Today was my first day on the job. Pardon my lack of enthusiasm. Perhaps there will be more of it when the paychecks come rolling in.

Until then...

Felt like the first day of kindergarten. If kindergarten were similar to that feeling you get when you walk into the DMV and inherently know you don't belong. I'm not sure if it was my education or my Coach wristlet that set me apart. Or the fact that I'm clearly a heinous bitch. I'm just being honest.

My sister quite literally held my hand as she walked me into the training room. I'm also positive I let out an audible whimper when she let go and left me alone in a room full of strangers.

OMFG YOU CAN'T LEAVE ME HERE.

Oh, but I was left.

I'm spending the next 10 weeks in a training group with about a dozen other trainees. We've got to learn the ropes, you know. A constant reminder of my failed career.

(Bitch. Me. Right here.)

(Paycheck... Paycheck... Paycheck...)

Today was a long day of "get to know yous" and 90-minute seminars on attendance policies. I was surrounded by people who can't quite grasp the concept of attendance or policies. IT'S REAL HARD not to be tardy.

"So, um, what if, like, I'm on my way to work, and, like, it's blizzarding and, um, I hit a polar bear? And then a flash flood washes away my trailer? Will I still be disciplined for being tardy?"

Swear to God these are the kinds of questions people were asking. It was like a game of Worst Case Scenario, instead of just agreeing to not be tardy and shutting the fuck up.

"But... Do I get off of work for my birthday? Because my birthday is in August? Can I bring cake?"

:: shoot me ::

Seriously, you guys, it was kindergarten.

The highlight of my day was the team building exercise. The whole lot of us had to introduce ourselves as we sat in a circle, feeling not unlike a bad stint in Alcoholics Anonymous.

"Hi, my name is Krista and once upon a time I was a journalist, but now you can go ahead and blow out my brains."

As part of our introduction, we had to reveal which one person we'd want to be trapped with on a desert island. I truly put some thought into it before scribbling down my answer, but very quickly realized my answer was a huge fail when the first guy to respond said he wouldn't take anyone because he cared too deeply about his family and friends, and wouldn't want any of them to die with him on the island.

Uh. What?

Shit.

The rest of the answers were all, "I'd take my son!" Or "I couldn't be trapped without my husband!" Or "I'd take my husband and daughter because we're a package deal!"

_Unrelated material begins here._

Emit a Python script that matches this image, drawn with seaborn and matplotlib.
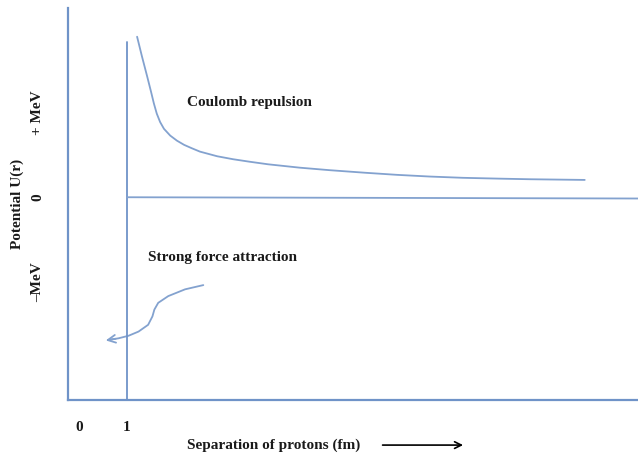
import numpy as np
import pandas as pd
import matplotlib
matplotlib.use("Agg")
import matplotlib.pyplot as plt
import seaborn as sns

# Potential energy of two protons vs separation (sketch values)
separation_fm = [1.21, 1.31, 1.42, 1.5, 1.56, 1.62, 1.69, 1.77, 1.9, 2.04, 2.19,
                 2.35, 2.52, 2.88, 3.21, 3.56, 3.94, 4.6, 5.23, 5.96, 6.63,
                 7.31, 8.0, 8.77, 9.4, 10.54]
coulomb_mev = [1.9, 1.67, 1.43, 1.25, 1.11, 0.99, 0.89, 0.81, 0.73, 0.67, 0.62,
               0.58, 0.54, 0.485, 0.45, 0.42, 0.39, 0.35, 0.32, 0.29, 0.265,
               0.245, 0.23, 0.22, 0.213, 0.205]

# curved arrow for the strong force
arrow_x = [2.59, 2.21, 1.86, 1.65, 1.57, 1.53, 1.44, 1.24, 1.03, 0.82, 0.6]
arrow_y = [-1.04, -1.09, -1.17, -1.25, -1.33, -1.41, -1.51, -1.59, -1.64, -1.67, -1.69]

x_ticks = [0, 1]
x_tick_labels = ["0", "1"]
y_ticks = [-1, 0, 1]
y_tick_labels = ["\u2013MeV", "0", "+ MeV"]

curve_color = "#83a2cf"
axis_color = "#6f93c8"

sns.set_theme(style="white")
plt.rcParams["font.family"] = ["Liberation Serif", "DejaVu Serif"]

fig = plt.figure(figsize=(6.38, 4.55), dpi=100)
ax = fig.add_axes([68 / 638, 55 / 455, 570 / 638, 392 / 455])

df = pd.DataFrame({"r": separation_fm, "U": coulomb_mev})
sns.lineplot(data=df, x="r", y="U", ax=ax, color=curve_color, lw=1.3, sort=False)

arrow_df = pd.DataFrame({"x": arrow_x, "y": arrow_y})
sns.lineplot(data=arrow_df, x="x", y="y", ax=ax, color=curve_color, lw=1.3, sort=False)
ax.annotate("", xy=(arrow_x[-1] - 0.1, arrow_y[-1] - 0.01), xytext=(arrow_x[-2], arrow_y[-2]),
            arrowprops=dict(arrowstyle="->", color=curve_color, lw=1.3, mutation_scale=14))

# r = 1 fm wall and zero line
ylim = (-2.4, 2.24)
xlim = (-0.23, 11.65)
ax.plot([1, 1], [ylim[0], 1.84], color=axis_color, lw=1.3)
ax.plot([1, xlim[1]], [0, -0.015], color=curve_color, lw=1.3)

text_kw = dict(fontsize=11, weight="bold", color="#1a1a1a")
ax.text(3.56, 1.125, "Coulomb repulsion", ha="center", va="center", **text_kw)
ax.text(2.98, -0.71, "Strong force attraction", ha="center", va="center", **text_kw)

ax.set_xlim(*xlim)
ax.set_ylim(*ylim)
for side in ["top", "right"]:
    ax.spines[side].set_visible(False)
for side in ["left", "bottom"]:
    ax.spines[side].set_color(axis_color)
    ax.spines[side].set_linewidth(1.6)

ax.set_xticks(x_ticks)
ax.set_xticklabels(x_tick_labels, **text_kw)
ax.set_yticks(y_ticks)
ax.set_yticklabels(y_tick_labels, rotation=90, va="center", **text_kw)
ax.tick_params(axis="x", length=0, pad=15)
ax.tick_params(axis="y", length=0, pad=17)

ax.set_ylabel("Potential U(r)", labelpad=5, **text_kw)
ax.set_xlabel("Separation of protons (fm)", **text_kw)
ax.xaxis.set_label_coords(0.361, -0.115)
ax.xaxis.label.set_verticalalignment("center")
ax.annotate("", xy=(0.698, -0.115), xytext=(0.547, -0.115), xycoords="axes fraction",
            arrowprops=dict(arrowstyle="->", color="black", lw=1.2), annotation_clip=False)

fig.savefig("out.png", dpi=100)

I had to reevaluate my life a little after I admitted to a group of strangers that I'd choose to be trapped on an island with Jason Mraz.

WHAT?

I considered mom, dad and sister, but then realized I'd be trapped on the island with this person, and as a 27-year-old woman, I've got NEEDS, OK? Needs that certainly Jason Mraz could fill when we decided to re-populate the island.

Come on. Work with me.

I felt a little better after one of the trainers said she'd choose Denzel Washington. Good to know at least one other person has their priorities in the toilet.